O mercado de compra e venda de precatórios no Paraná sempre com descontos que desfavorecem o credor do governo do estado pode ter chegado ao fim. O Órgão Especial do Tribunal de Justiça do Paraná (TJ) considerou constitucional e regulamentou o Decreto 418/2007, do governador Roberto Requião (PMDB). O decreto proibia o pagamento de tributos, como o ICMS e o IPVA, por meio da compensação com precatórios (dívidas que o estado tem com terceiros já julgadas pela Justiça).
Embora os desembargadores tenham referendado a legislação estadual, eles permitiram a compensação dos tributos, desde que isso obedeça ao cronograma definido pela Justiça para o pagamento do título, afirma Lineu Kirchner, procurador de Justiça e sub-procurador-geral de Justiça para Assuntos Jurídicos do Ministério Público Estadual (MP). Na prática, porém, o comércio de precatórios tende a acabar porque, com a nova regra, a compensação tributária não poderá ser feita de forma imediata, com vantagem para quem compra os títulos com desconto, como ocorre hoje (veja como funcionava a negociação ao lado).
O procurador Ubirajara Ayres, da Procuradoria-Geral do Estado (PGE), diz que o prejuízo para o governo com as compensações tributárias chegou a R$ 400 milhões nos últimos três anos, pois a administração pública abatia dívidas que pagaria no futuro mas perdia receita no presente. "Esse prejuízo foi dado apenas pelos 12 maiores devedores do estado, que conseguiram compensar ICMS com precatórios comprados com deságio", afirma Ayres.
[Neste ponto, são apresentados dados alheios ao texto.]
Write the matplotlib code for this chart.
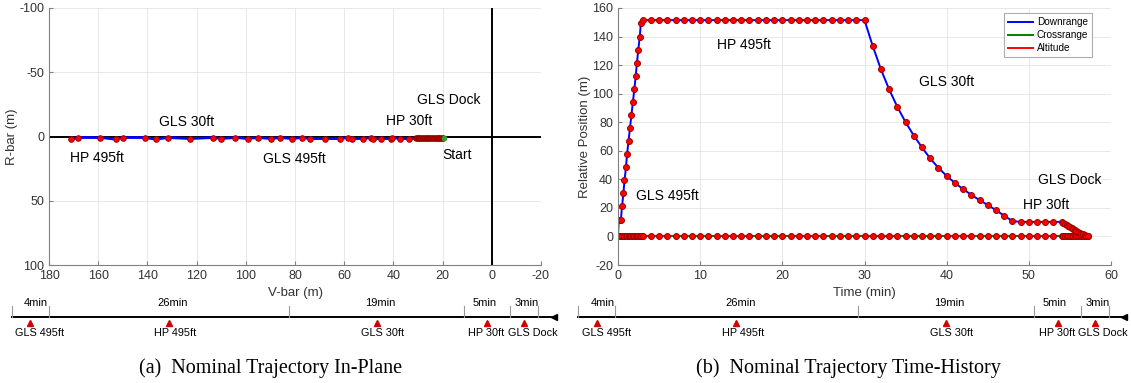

Percebendo a perda de receita, o governador assinou o decreto no ano passado proibindo a negociação. Mas, como a Constituição Federal permite a compensação tributária com precatórios, o MP questionou a legalidade do decreto na Justiça.
Mas, durante o processo, o MP acabou mudando sua posição. Como a Constituição não estabelece datas nem cronogramas para a compensação tributária com precatórios, as empresas que compravam os títulos com desconto os negociavam de forma imediata com o governo. Não eram respeitados os prazos de pagamento dos títulos determinados para os credores originais. A partir dessa constatação, o procurador Lineu Kirchner passou a defender a tese de que o decreto era constitucional, desde que fosse respeitada a cronologia de pagamentos dos títulos. Ou seja, as empresas que fizeram as compras dos precatórios, para compensá-los em troca de tributos, deveriam esperar e não fazer as compensações de forma imediata.
Valor de face
Pelo sistema de negociação que era usado até então, os descontos na compra dos precatórios geralmente variavam entre 70% e 90% sobre o valor de face do documento. Mas o abatimento dos tributos ocorria pelo valor integral do título. O empresário, portanto, ganhava dinheiro para pagar seus impostos.
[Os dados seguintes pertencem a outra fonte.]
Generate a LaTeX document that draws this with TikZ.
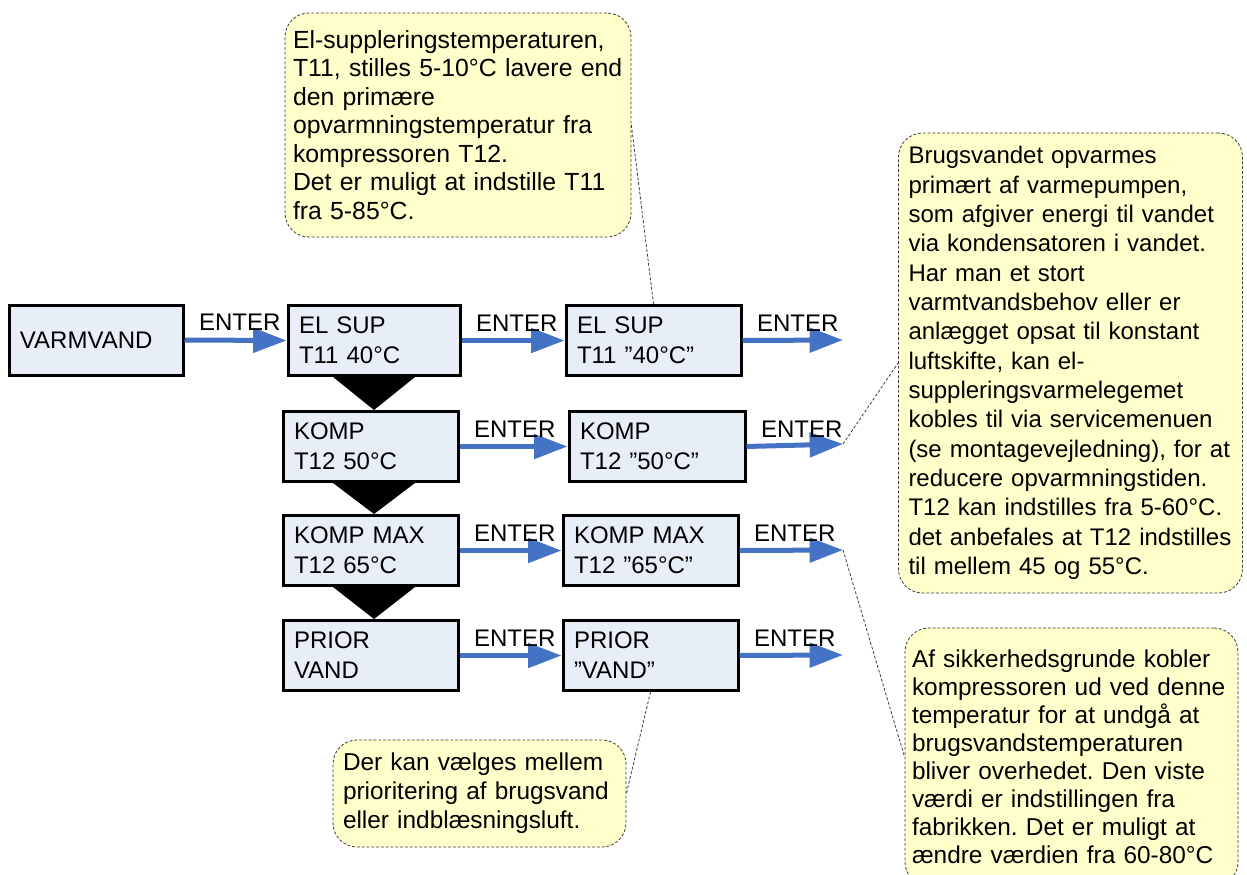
\documentclass[tikz,border=0pt]{standalone}
\usepackage{fontspec}
\setmainfont{Liberation Sans}
\usetikzlibrary{arrows.meta,calc}
\definecolor{boxfill}{RGB}{232,238,247}
\definecolor{notefill}{RGB}{255,255,204}
\definecolor{flowblue}{RGB}{68,114,196}
\definecolor{noteline}{RGB}{60,60,60}
\begin{document}
\frenchspacing
\begin{tikzpicture}[x=0.75pt,y=-0.75pt,
  menubox/.style={draw=black, line width=2.25pt, fill=boxfill,
    minimum height=52.5pt, inner xsep=8.25pt, inner ysep=0pt,
    text width=#1, align=left, font=\fontsize{18}{22.5}\selectfont},
  note/.style={draw=noteline, line width=0.6pt, dash pattern=on 2.2pt off 1.4pt,
    fill=notefill, rounded corners=18pt, inner ysep=0pt, align=left},
  flow/.style={draw=flowblue, line width=3.75pt, -{Triangle[length=25pt,width=18pt]}},
  enterlbl/.style={pos=0, anchor=base west, inner sep=0pt, xshift=9pt, yshift=7pt,
    font=\fontsize{18}{22}\selectfont, text=black},
  pointer/.style={draw=noteline, line width=0.6pt, dash pattern=on 2.2pt off 1.4pt},
  wedge/.style={fill=black}
]
\useasboundingbox (0,0) rectangle (1247,875);
\clip (0,0) rectangle (1247,875);

% menu boxes
\node[menubox=114pt] (varm) at (96,340) {VARMVAND};
\node[menubox=112.5pt] (elsup1) at (374,340.5) {EL SUP\\T11 40°C};
\node[menubox=114.75pt] (elsup2) at (653.5,340.5) {EL SUP\\T11 ”40°C”};
\node[menubox=114.75pt] (komp1) at (370.5,446.5) {KOMP\\T12 50°C};
\node[menubox=115.5pt] (komp2) at (657,446.5) {KOMP\\T12 ”50°C”};
\node[menubox=114.75pt] (kmax1) at (370.5,550.5) {KOMP MAX\\T12 65°C};
\node[menubox=114.75pt] (kmax2) at (650.5,550.5) {KOMP MAX\\T12 ”65°C”};
\node[menubox=114.75pt] (prior1) at (370.5,655.5) {PRIOR\\VAND};
\node[menubox=114.75pt] (prior2) at (650.5,655.5) {PRIOR\\”VAND”};

\coordinate (e1) at (843,340);
\coordinate (e2) at (843,444);
\coordinate (e3) at (843,550);
\coordinate (e4) at (843,655);

% arrows
\draw[flow] (varm.east) -- node[enterlbl]{ENTER} (elsup1.west);
\draw[flow] (elsup1.east) -- node[enterlbl]{ENTER} (elsup2.west);
\draw[flow] (elsup2.east) -- node[enterlbl]{ENTER} (e1);
\draw[flow] (komp1.east) -- node[enterlbl]{ENTER} (komp2.west);
\draw[flow] (komp2.east) -- node[enterlbl]{ENTER} (e2);
\draw[flow] (kmax1.east) -- node[enterlbl]{ENTER} (kmax2.west);
\draw[flow] (kmax2.east) -- node[enterlbl]{ENTER} (e3);
\draw[flow] (prior1.east) -- node[enterlbl]{ENTER} (prior2.west);
\draw[flow] (prior2.east) -- node[enterlbl]{ENTER} (e4);

% down wedges
\fill[wedge] ($(elsup1.south)+(-41,0)$) -- ($(elsup1.south)+(41,0)$) -- (elsup1.south |- komp1.north) -- cycle;
\fill[wedge] ($(elsup1.south |- komp1.south)+(-41,0)$) -- ($(elsup1.south |- komp1.south)+(41,0)$) -- (elsup1.south |- kmax1.north) -- cycle;
\fill[wedge] ($(elsup1.south |- kmax1.south)+(-41,0)$) -- ($(elsup1.south |- kmax1.south)+(41,0)$) -- (elsup1.south |- prior1.north) -- cycle;

% callouts
\node[note, font=\fontsize{18.6}{21.4}\selectfont, text width=247.5pt, inner xsep=6pt, minimum height=168pt] (c1) at (458,125)
 {El-suppleringstemperaturen,\\T11, stilles 5-10°C lavere end\\den primære\\opvarmningstemperatur fra\\kompressoren T12.\\Det er muligt at indstille T11\\fra 5-85°C.};
\node[note, font=\fontsize{18}{22}\selectfont, text width=249pt, inner xsep=4.5pt, minimum height=345pt] (c2) at (1070.5,363)
 {\hspace*{3pt}Brugsvandet opvarmes\\\hspace*{3pt}primært af varmepumpen,\\\hspace*{3pt}som afgiver energi til vandet\\\hspace*{3pt}via kondensatoren i vandet.\\\hspace*{3pt}Har man et stort\\\hspace*{3pt}varmtvandsbehov eller er\\\hspace*{3pt}anlægget opsat til konstant\\\hspace*{3pt}luftskifte, kan el-\\\hspace*{3pt}suppleringsvarmelegemet\\\hspace*{3pt}kobles til via servicemenuen\\\hspace*{3pt}(se montagevejledning), for at\\\hspace*{3pt}reducere opvarmningstiden.\\\hspace*{3pt}T12 kan indstilles fra 5-60°C.\\\hspace*{3pt}det anbefales at T12 indstilles\\\hspace*{3pt}til mellem 45 og 55°C.};
\node[note, font=\fontsize{18.3}{21}\selectfont, text width=239.25pt, inner xsep=5.25pt, minimum height=193.5pt] (c3) at (1071.5,757)
 {Af sikkerhedsgrunde kobler\\kompressoren ud ved denne\\temperatur for at undgå at\\brugsvandstemperaturen\\bliver overhedet. Den viste\\værdi er indstillingen fra\\fabrikken. Det er muligt at\\ændre værdien fra 60-80°C};
\node[note, font=\fontsize{18.3}{21.75}\selectfont, text width=204.75pt, inner xsep=7.5pt, minimum height=80.25pt] (c4) at (479.5,793.5)
 {Der kan vælges mellem\\prioritering af brugsvand\\eller indblæsningsluft.};

% callout pointers
\draw[pointer] (c1.east) -- (elsup2.north);
\draw[pointer] (e2) -- (c2.west);
\draw[pointer] (e3) -- (c3.west);
\draw[pointer] (prior2.south) -- (c4.east);
\end{tikzpicture}
\end{document}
"Com a compensação imediata, havia uma vantagem dupla para as empresas. Elas compravam os precatórios mais baratos, mas os trocavam pelo valor inicial e não esperavam na fila pelo recebimento dos títulos. Agora, têm de aguardar o momento original, estabelecido pela Justiça, que seria destinado aos pagamentos originais dos precatórios", afirma Kirchner.
Segundo Kirchner, o TJ conferiu ao Decreto 418/2007 redação conforme a Constituição. "Não se pode proibir a compensação em qualquer momento, pois um decreto não é superior à Constituição Federal." Apesar disso, o comércio de precatórios deverá diminuir sensivelmente, aposta Kirchner. "O governo também passará a recolher, em dinheiro, seus créditos. O que ocorria (até então) levava a um abuso de poder econômico e a uma violação das leis de livre comércio."
Para o procurador do estado Ubirajara Ayres, o governo passará a ter mais receita. "E assim poderá fazer novos e maiores investimentos em setores fundamentais, como saúde e educação", diz Ayres. Ele afirma ainda que a decisão do TJ melhora ainda a economia geral do Paraná. "Há, por exemplo, uma rede de supermercados e outra de farmácias que faziam muita compensação de tributos com precatórios, comprados com grandes descontos. Isso promoveu a quebra de alguns concorrentes, pois podiam pôr preços mais baixos em seus produtos, uma vez que não gastavam tanto com o pagamento de impostos."
As empresas que compraram precatórios e não concordarem com a dedisão do TJ poderão recorrer ao Superior Tribunal de Justiça (STJ) ou ao Supremo Tribunal Federal (STF). Mas até que haja alguma decisão, terão de esperar na fila para compensar seus impostos com os títulos.